‘Know your crypto-currencies: Bitcoin never intended to be an investment’

22 Dec, 2017 - 00:12 0 Views

eBusiness Weekly

Taurai Chinyamakobvu describes himself as “an innovation expert and enthusiast . . . with keen interest in blockchain, Bitcoin and other cryptocurrencies.”

The widely known public image of him comes from his work as a marketer and public relations practioner in the Zimbabwean financial sector.

Now, Chinyamakobvu is among a handful of pioneering Bitcoin investors in Zimbabwe, even though he resists the temptation to call himself one.

He moved into Bitcoin somewhat by providence, seldom a conscious decision, when everyone else was still looking the other way, recovering from the global financial meltdown of 2007/08.

As a director of Bitfinance, a financial technology firm, Chinyamakobvu helped found Zimbabwe’s only cryptocurrency exchange, Golix.com in 2015. From only a few dollars trades worth a day at the time, Golix.com trades over $2 million worth of digital money every month.

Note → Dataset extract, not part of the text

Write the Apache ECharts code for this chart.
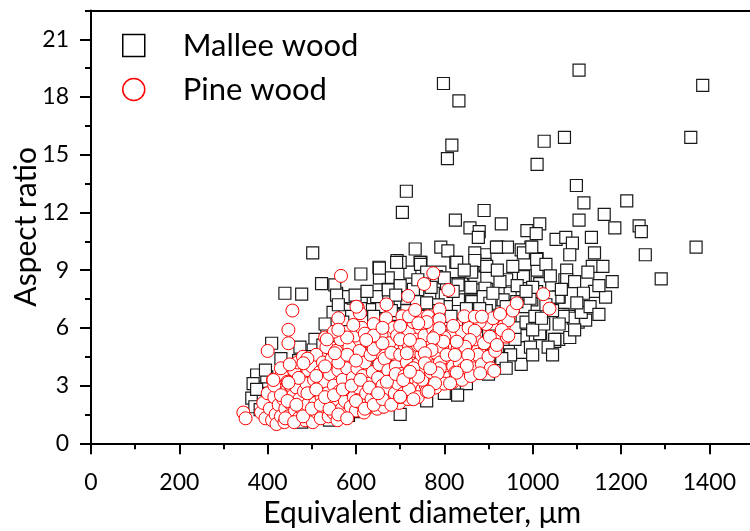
<!DOCTYPE html>
<html>
<head>
<meta charset="utf-8">
<script src="https://cdn.jsdelivr.net/npm/echarts@6/dist/echarts.min.js"></script>
<style>
  html, body { margin: 0; padding: 0; background: #fff; }
  #chart { width: 750px; height: 531px; }
</style>
</head>
<body>
<div id="chart"></div>
<script>
// Particle size vs. shape: equivalent diameter (μm) against aspect ratio
const seriesNames = ['Mallee wood', 'Pine wood'];
const xTitle = 'Equivalent diameter, μm';
const yTitle = 'Aspect ratio';

// Mallee wood particles [equivalent diameter, aspect ratio]
const malleeWood = [
  [1105,19.4],[798,18.7],[833,17.8],[1385,18.6],[817,15.5],[807,14.8],[1026,15.7],[1072,15.9],[1358,15.9],[1010,14.5],
  [714,13.1],[705,12.0],[1099,13.4],[1116,12.5],[1213,12.6],[1162,11.9],[1186,11.2],[1241,11.3],[1246,11.0],[1105,11.6],
  [1370,10.2],[1255,9.8],[890,12.1],[929,11.4],[825,11.6],[858,11.2],[879,11.0],[877,10.7],[987,11.05],[1016,11.4],
  [1008,10.9],[1053,10.6],[1075,10.7],[1090,10.4],[1133,10.7],[734,10.1],[792,10.2],[808,10.0],[921,10.2],[943,10.2],
  [996,10.2],[974,10.05],[1140,9.9],[1084,9.8],[693,9.5],[747,9.4],[826,9.4],[892,9.8],[1010,9.6],[1291,8.55],
  [1077,9.0],[1073,8.5],[1135,9.2],[1159,9.2],[1010,9.0],[1140,7.9],[1165,7.6],[1060,7.6],[1069,6.7],[1082,6.6],
  [1103,6.3],[1120,6.4],[1092,6.5],[1018,5.7],[1059,5.4],[1084,5.5],[1050,5.3],[975,5.6],[974,4.1],[945,5.1],
  [745,9.4],[722,8.9],[790,8.9],[828,9.4],[700,9.4],[869,9.9],[918,10.2],[979,9.9],[998,10.2],[1009,9.56],
  [866,8.8],[892,9.3],[869,8.6],[941,8.5],[983,8.7],[1016,8.3],[1058,7.6],[1077,8.5],[832,8.3],[813,8.0],
  [862,7.4],[896,8.0],[915,7.45],[949,7.8],[998,7.45],[1039,7.6],[843,6.6],[828,6.15],[862,6.15],[896,6.4],
  [926,6.85],[949,6.3],[979,5.6],[1016,5.7],[1050,5.4],[1069,6.6],[983,7.1],[941,5.4],[888,5.2],[873,5.7],
  [911,5.8],[711,7.1],[745,7.3],[730,8.0],[775,7.8],[805,7.1],[832,7.45],[798,6.25],[832,6.85],[813,5.0],
  [858,5.2],[790,4.7],[888,3.65],[858,3.65],[737,2.95],
  [502,9.9],[611,8.8],[652,9.15],[692,9.4],[673,8.6],[653,8.6],[673,8.0],[522,8.3],[439,7.8],[477,7.75],
  [556,7.8],[579,7.6],[594,7.55],[617,7.3],[639,7.45],[632,6.95],[658,7.1],[684,6.7],[647,6.4],[624,5.9],
  [654,5.9],[507,5.4],[534,5.8],[568,5.2],[409,5.2],[473,5.0],[503,4.85],[496,4.5],[375,3.55],[398,3.45],
  [435,3.8],[367,3.1],[364,2.35],[371,1.9],[383,1.75],[477,1.1],[583,1.45],[594,1.65],
  [746,9.3],[653,9.1],[869,9.5],[896,9.2],[760,8.9],[782,8.66],[805,8.3],[831,8.23],[862,8.9],[892,8.06],
  [926,8.4],[979,8.66],[1009,7.88],[552,8.23],[575,7.62],[598,7.7],[556,7.7],[647,7.62],[673,7.97],[700,7.36],
  [715,7.54],[737,7.36],[767,7.62],[786,7.19],[862,7.36],[888,7.62],[903,7.28],[933,7.45],[964,7.36],[994,7.54],
  [420,2.2],[445,1.6],[460,2.9],[480,2.4],[500,3.3],[515,1.9],[530,2.7],[540,4.1],[555,3.4],[470,4.3],
  [455,3.6],[500,1.5],[520,4.6],[545,2.2],[430,4.4],[410,1.4],[390,2.6],[440,2.8],[485,3.9],[510,3.8],
  [525,5.1],[560,5.6],[575,4.8],[590,3.9],[600,2.6],[615,4.4],[620,3.1],[635,5.2],[645,2.1],[650,4.0],
  [660,6.2],[670,3.3],[680,5.5],[690,4.6],[700,2.5],[710,6.4],[715,3.9],[725,5.8],[735,4.9],[740,2.9],
  [750,6.6],[760,3.6],[765,5.3],[775,4.2],[780,6.9],[790,3.2],[800,5.8],[805,4.4],[815,6.6],[820,3.8],
  [835,5.6],[840,4.6],[850,7.0],[855,4.0],[870,6.1],[880,4.8],[895,6.9],[900,4.3],[910,6.2],[920,5.0],
  [935,6.6],[950,4.6],[960,6.0],[985,6.3],[995,5.0],[1005,6.6],[1025,6.2],[1035,5.0],[1045,6.9],[605,6.0],
  [590,6.6],[570,6.3],[548,6.8],[530,6.2],[560,7.2],[610,7.0],[625,7.9],[700,8.2],[690,7.7],[740,8.5],
  [770,8.1],[800,8.6],[845,9.0],[860,8.1],[920,9.0],[955,9.2],[965,8.2],[1030,9.3],[1040,8.7],[1095,8.4],
  [1115,7.8],[1125,8.9],[1000,8.1],[940,7.1],[910,7.8],[880,7.0],[820,7.9],[760,7.3],[715,6.9],[680,6.9],
  [640,6.6],[600,5.2],[580,5.8],[655,5.3],[695,6.0],[720,4.4],[745,5.4],[770,5.0],[790,5.6],[830,5.3],
  [865,5.0],[905,5.3],[930,4.4],[960,5.4],[1000,5.9],[1020,6.5],[1060,6.2],[1095,5.9],[1110,6.8],[1130,7.1],
  [1150,6.7],[1150,8.2],[1180,8.4],[1065,8.0],[985,7.9],[1030,7.2],[1100,7.3],[1045,4.6],[1000,4.6],[640,3.5],
  [560,2.6],[680,2.8],[720,3.2],[760,2.2],[800,2.6],[850,3.1],[830,2.5],[900,3.6],[940,3.9],[610,1.7],
  [650,1.9],[700,1.5],[540,1.2],[560,1.8],[460,1.3],[480,1.7],[400,1.8],[375,2.8],[395,3.8],[420,3.3]
];

// Pine wood particles [equivalent diameter, aspect ratio]
const pineWood = [
  [345,1.6],[350,1.3],[385,1.6],[390,2.1],[395,1.3],[400,2.6],[405,1.8],[410,1.2],[412,3.3],[415,2.4],
  [418,1.5],[420,1.0],[425,2.0],[428,2.9],[430,1.4],[432,3.6],[435,2.3],[438,1.1],[440,1.8],[442,2.7],
  [445,3.2],[447,1.4],[450,2.1],[452,3.0],[455,1.2],[458,2.5],[460,3.8],[462,1.7],[465,2.9],[468,4.2],
  [470,1.3],[472,2.3],[475,3.4],[478,1.8],[480,4.5],[482,2.7],[485,1.2],[488,3.1],[490,2.0],[492,3.8],
  [495,1.5],[497,2.6],[500,4.0],[502,1.1],[505,3.3],[508,2.1],[510,4.6],[512,1.6],[515,2.9],[518,3.7],
  [520,1.3],[522,2.4],[525,4.2],[528,1.9],[530,3.2],[533,5.0],[535,2.6],[538,1.4],[540,3.6],[542,2.1],
  [545,4.4],[548,1.6],[550,3.0],[553,2.3],[555,4.8],[558,1.2],[560,3.8],[562,2.7],[565,5.4],[568,1.8],
  [570,3.3],[573,4.3],[575,2.2],[578,1.5],[580,3.9],[583,2.8],[585,5.0],[588,1.9],[590,4.5],[593,3.4],
  [595,2.4],[598,5.6],[600,1.7],[603,3.9],[605,2.9],[608,4.8],[610,2.1],[613,6.0],[615,3.5],[618,1.6],
  [620,4.2],[623,2.6],[625,5.3],[628,3.1],[630,1.9],[633,4.6],[635,2.3],[638,3.7],[640,6.2],[642,2.8],
  [645,5.0],[648,1.8],[650,3.4],[653,4.1],[655,2.5],[658,5.6],[660,3.0],[663,1.9],[665,4.4],[668,6.5],
  [670,2.7],[673,3.8],[675,5.2],[678,2.2],[680,4.7],[683,3.3],[685,6.0],[688,2.6],[690,4.0],[693,5.6],
  [695,3.1],[698,2.1],[700,4.6],[703,3.6],[705,6.6],[708,2.6],[710,5.1],[713,3.2],[715,4.2],[718,2.3],
  [720,5.8],[723,3.8],[725,2.9],[728,4.8],[730,6.3],[733,3.4],[735,2.6],[738,5.4],[740,4.1],[743,3.1],
  [745,6.0],[748,4.6],[750,2.8],[753,3.7],[755,5.6],[758,3.0],[760,4.4],[763,6.6],[765,3.4],[768,5.0],
  [770,2.9],[773,4.0],[775,5.9],[778,3.6],[780,4.7],[783,3.2],[785,6.4],[790,4.2],[793,3.4],[795,5.0],
  [800,3.8],[805,4.6],[810,3.4],[815,5.6],[820,4.0],[825,3.7],[830,4.9],[835,4.2],[840,5.8],[845,3.9],
  [850,5.1],[855,6.0],[860,4.4],[865,3.9],[870,5.4],[875,4.6],[885,4.1],[890,5.2],[895,6.2],[900,4.5],
  [905,3.9],[915,4.8],[925,5.6],[935,6.1],[945,6.4],[955,6.9],
  [440,1.3],[460,1.1],[480,1.4],[500,1.8],[520,2.0],[540,1.8],[560,1.5],[580,1.3],[600,2.2],[620,1.8],
  [640,2.0],[660,2.3],[680,2.0],[700,2.4],[720,2.8],[740,2.4],[760,2.7],[780,2.9],[800,3.1],[820,3.2],
  [840,3.3],[860,3.5],[415,3.0],[430,2.5],[445,2.2],[465,2.0],[490,2.6],[510,2.8],[530,2.4],[550,2.5],
  [570,2.8],[590,3.0],[610,3.3],[630,2.9],[650,2.6],[670,3.2],[690,3.6],[710,3.5],[730,3.9],[750,3.3],
  [770,3.7],[790,3.9],[510,3.5],[530,4.0],[560,4.2],[580,4.6],[600,4.3],[640,4.9],[660,5.2],[700,5.4],
  [720,5.0],[740,5.1],[430,3.9],[450,4.1],[470,3.4],[490,4.4],[530,5.5],[550,5.8],[580,5.5],[620,5.7],
  [640,5.6],[660,6.0],[700,6.1],[720,6.6],[760,6.3],[780,5.6],[800,5.5],[820,6.1],[845,6.6],[880,6.3],
  [910,6.5],
  [566,8.7],[456,6.9],[447,5.9],[447,5.2],[400,4.8],[534,5.4],[560,6.5],[560,5.9],[594,6.15],[604,7.05],
  [609,6.76],[669,7.22],[623,5.37],[552,4.68],[481,4.16],[447,3.15],[413,3.29],[775,8.84],[754,8.28],[809,7.97],
  [718,7.66],[734,6.93],[741,6.24],[789,6.96],[789,6.44],[789,5.98],[869,6.58],[885,6.58],[926,6.72],[964,7.28],
  [1024,7.75],[1038,7.0],[903,5.54],[919,5.11],[941,5.54],[930,5.89],[869,5.85],[858,5.37],[847,5.02],[828,5.28],
  [798,5.28],[775,5.46],[771,4.85],[745,5.11],[722,5.37],[715,4.68],[756,4.68],[824,4.59],[854,4.59],[851,4.02],
  [881,3.64],[913,3.76],[828,3.67],[785,3.64],[813,3.12],[779,3.12],[764,2.68],[730,2.29],[700,2.42],[741,3.46],
  [707,3.29],[722,3.72],[756,4.16],[768,3.9],[945,5.6],[601,7.1]
];

// Axis ranges and tick steps
const xRange = [0, 1500];
const yRange = [0, 22.5];
const xMajorStep = 200, xMinorStep = 100;
const yMajorStep = 3, yMinorStep = 1.5;

const FONT = 'Lato';
const chart = echarts.init(document.getElementById('chart'), null, { renderer: 'canvas' });

const axisLine = { show: true, lineStyle: { color: '#000', width: 2 } };
const plainNumber = v => String(v);

chart.setOption({
  animation: false,
  backgroundColor: '#fff',
  grid: { left: 91, top: 10.4, width: 662.5, height: 432.9, containLabel: false, outerBoundsMode: 'none' },
  legend: {
    orient: 'vertical',
    left: 117, top: 25,
    itemWidth: 22, itemHeight: 22, itemGap: 13,
    textStyle: { fontFamily: FONT, fontSize: 31, color: '#000', padding: [0, 0, 0, 33] },
    data: [
      { name: seriesNames[0], icon: 'rect',
        itemStyle: { color: '#fff', borderColor: '#000', borderWidth: 1.5 } },
      { name: seriesNames[1], icon: 'circle',
        itemStyle: { color: '#fff', borderColor: '#ff0000', borderWidth: 1.5 } }
    ]
  },
  xAxis: [
    {
      type: 'value', position: 'bottom', min: xRange[0], max: xRange[1], interval: xMajorStep,
      name: xTitle, nameLocation: 'middle', nameGap: 55, nameMoveOverlap: false,
      nameTextStyle: { fontFamily: FONT, fontSize: 30, color: '#000' },
      axisLine: axisLine,
      axisTick: { show: true, inside: false, length: 11, lineStyle: { color: '#000', width: 2 } },
      axisLabel: { fontFamily: FONT, fontSize: 23, color: '#000', margin: 28, showMaxLabel: false, formatter: plainNumber },
      splitLine: { show: false }
    },
    {
      type: 'value', position: 'bottom', min: xRange[0], max: xRange[1], interval: xMinorStep,
      axisLine: { show: false },
      axisTick: { show: true, inside: false, length: 6, lineStyle: { color: '#000', width: 2 } },
      axisLabel: { show: false }, splitLine: { show: false }
    },
    {
      type: 'value', position: 'top', min: xRange[0], max: xRange[1], interval: xMajorStep,
      axisLine: axisLine, axisTick: { show: false }, axisLabel: { show: false }, splitLine: { show: false }
    }
  ],
  yAxis: [
    {
      type: 'value', position: 'left', min: yRange[0], max: yRange[1], interval: yMajorStep,
      name: yTitle, nameLocation: 'middle', nameGap: 50, nameRotate: 90, nameMoveOverlap: false,
      nameTextStyle: { fontFamily: FONT, fontSize: 30, color: '#000' },
      axisLine: axisLine,
      axisTick: { show: true, inside: false, length: 11, lineStyle: { color: '#000', width: 2 } },
      axisLabel: { fontFamily: FONT, fontSize: 23, color: '#000', margin: 22, showMaxLabel: false, formatter: plainNumber },
      splitLine: { show: false }
    },
    {
      type: 'value', position: 'left', min: yRange[0], max: yRange[1], interval: yMinorStep,
      axisLine: { show: false },
      axisTick: { show: true, inside: false, length: 6, lineStyle: { color: '#000', width: 2 } },
      axisLabel: { show: false }, splitLine: { show: false }
    }
  ],
  series: [
    {
      name: seriesNames[0], type: 'scatter', xAxisIndex: 0, yAxisIndex: 0,
      symbol: 'rect', symbolSize: 12,
      itemStyle: { color: '#fff', borderColor: '#1a1a1a', borderWidth: 1.2, opacity: 1 },
      emphasis: { disabled: true },
      data: malleeWood
    },
    {
      name: seriesNames[1], type: 'scatter', xAxisIndex: 0, yAxisIndex: 0,
      symbol: 'circle', symbolSize: 13,
      itemStyle: { color: '#fff', borderColor: '#ff0000', borderWidth: 1, opacity: 1 },
      emphasis: { disabled: true },
      data: pineWood
    }
  ]
});
</script>
</body>
</html>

Chinyamakobvu refused to discuss his Bitcoin-worth (though we suspect he has made a fortune), but in the interview with Business Weekly below, he talks about a number of issues related to cryptocurrencies investments, particularly addressing the widespread fears Bitcoin was a fraud, a bubble headed for an historic burst.

BW: When did you start to invest in Bitcoin?

TC: I have been involved since 2009, but mostly in understanding the innovation. I got bitcoins in 2011, but I did not buy them, I got them from a corporation I was doing work for.

BW: What was the motivation behind the investment, and how did you hear about bitcoin?

TC: I first heard of bitcoin in Japan, and the bitcoin innovation was big news in innovation circles in Japan at the time. A professor in my school spoke about the peer to peer bitcoin ecosystem.

BW: In detail, can you share with us your experience investing in bitcoin.

TC: The key is first understanding the technology behind it. Bitcoin now does look like an investment, but that has never been the intention. The logic behind bitcoin is to have a fast, borderless permisionless peer to peer payment system that enables you to send or receive the currency at best in the next ten minutes. That’s much faster than the international payment system can deliver – where it can take at least 4 days to receive an telegraphic wire. So the idea wasn’t to invest, but to use the technology for this purpose. Now it looks like investing, but this i.e because of exchange rate gains in bitcoin that actually derive from Bitcoin’s monetary policy. Bitcoin has an inbuilt scarcity mechanism.

BW: Some say the price of bitcoin has spiked sharply, a bubble soon to burst. Do you believe this? And will you continue holding on to your tokens?

TC: I hold Bitcoins not for the price to spike, but because I believe in the system and the groundbreaking technology. It has the right fundamentals. So, I will continue to hold them. The bubble talk is fiction in the heads of some media writers and mainstream bankers and economists. It’s largely driven a lack of understanding of Bitcoin.

It is important to note that the media has written that Bitcoin is a bubble since 2011 when it was 1:1 with the US dollar. Since then, articles have come out year in year out pushing the bubble line. There is no bubble. The bubble we know was caused by banks prior to 2007-2008 financial crisis.

BW: What advice would you give to someone looking to invest in crypto-currencies?

TC: First understand why you are doing so. Intrinsically, cryptocurrencies are not real investments, they are just currencies like your Rand or US dollar. The reason people are moving into them now is because their values are appreciating. So the only reason one would say US dollar and not Kwacha is because you expect that the hard currency stores value and will appreciate in value. In that sense, it becomes an investment. The difference between cryptos and government-issued currencies is that government has no control over crypto-currencies. One has to understand all these things.